Un Ange Passe (1975)

This somewhat formless work feels like the peak of Garrel’s intellectual, interrogatory mode of filmmaking. Yet it also feels very human in its process-oriented incompleteness and the vulnerability captured from its characters, who often appear stranded in front of the camera.

The film opens and closes with luminous black and white footage of Nico performing her desolate harmonium dirges live, in frigid-looking conditions, plumes of breath emanating as she sings. Her face and aura consume the screen in these moments.

However, most of the film involves other characters discussing philosophy and psychoanalysis in various locations–in a forest, at a house party, on the side of the road somewhere. These vignettes often drift into confused silence as the camera’s subjects look offscreen for guidance or to express irritation. Garrel even leaves in a fourth-wall-breaking diss by one of his dandy friends: “We'll have to add music or else the audience will be bored sick!"

The most hapless of the filmmaker’s subjects is his father, the celebrated actor Maurice Garrel, who nonetheless gets one of the best lines while discussing French existentialist Albert Camus versus Humphrey Bogart: “Camus may have wanted to be Bogart, but Bogart wouldn’t have wanted to be Camus.” 
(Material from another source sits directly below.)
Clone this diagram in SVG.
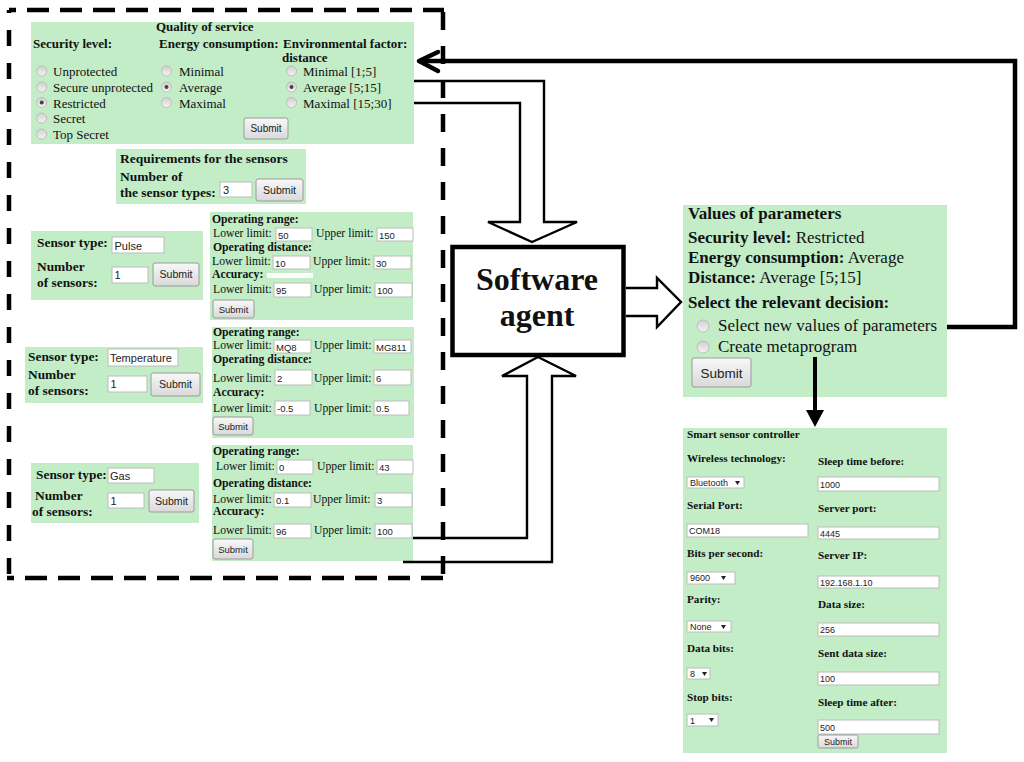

The film closes with Nico’s voice, in words that seem to express the resolution of their relationship: “I am the extension of your eye. Your eye does not see me past the time between.”

Johanna ter Steege and Mirelle Perrier in Philippe Garrel's film, I Can No Longer Hear the Guitar.

I Can No Longer Hear the Guitar (1991)

Unlike the previous films in this program, I Can No Longer Hear the Guitar was made from a narrative script, by Garrel co-written with Marc Cholodenko and Jean-François Goyet. Conceived after Nico’s passing, the semi-autobiographical film is an act of mourning, dedicated to her memory in the wake of a tragic bicycle accident in Ibiza.

This film, which won the Silver Lion at the 48th Venice International Film Festival, feels like a eulogy not only for a partner, but for time gone by, a period of one’s life that can’t be retrieved. In keeping with the rest of the program, …Guitar was presented on a luminous 35mm print aged with the silvery patina of 30+ year old celluloid.

Dutch actress Johanna ter Steege plays Marianne, the Nico figure here, embodying the musician’s fierce independence and volatility. Ter Steege is known for another role as an object of male frustration in The Vanishing (1988), but gets much more character to work with here.

Benoît Régent and Brigitte Sy in Philippe Garrel's film, I Can No Longer Hear the Guitar.

Benoît Régent plays Gerard, the Garrel surrogate, in a performance of wide-eyed perplexity–at his own desires and the actions of others. Even in the beginning of the film, he appears to be evading responsibility. “Want to make us a baby?” he asks Marianne as they lounge in bed, essentially offering her an unpaid job with a lifetime commitment.

Neither of these characters create any art onscreen, or appear to have jobs, or do much of anything. What they do is talk, mostly about the nature of love and relationships. Marianne gives the L-word short shrift: “You can love spaghetti very much.” Gerard seems the more romantic-minded of the two, but doesn’t appear willing to offer more than sentiment.

The narrative lurches in odd time jumps that seem to purposely elide overt drama in favor of strangely intimate moments, such as Gerard kissing Marianne on the toilet while she loudly relieves herself. Many scenes end in slow fades to black, without resolution. The introduction of a jazzy score by Faton Kahen feels slightly off after enduring so much dire silence throughout this program. But the brief flutters of music add a bit of life to the incredibly drab mise en scene and elliptical editing, particularly when heroin enters the picture.

Garrel takes a particularly pitiless view of Gerard, who can be read as the filmmaker’s stand-in. In an increasingly self-lacerating self-portrait, the protagonist slouches toward a future he doesn’t want, unable to choose between directionless freedom and oppressive responsibility. In the space between being right and being real, Garrel comes firmly down on the side of real.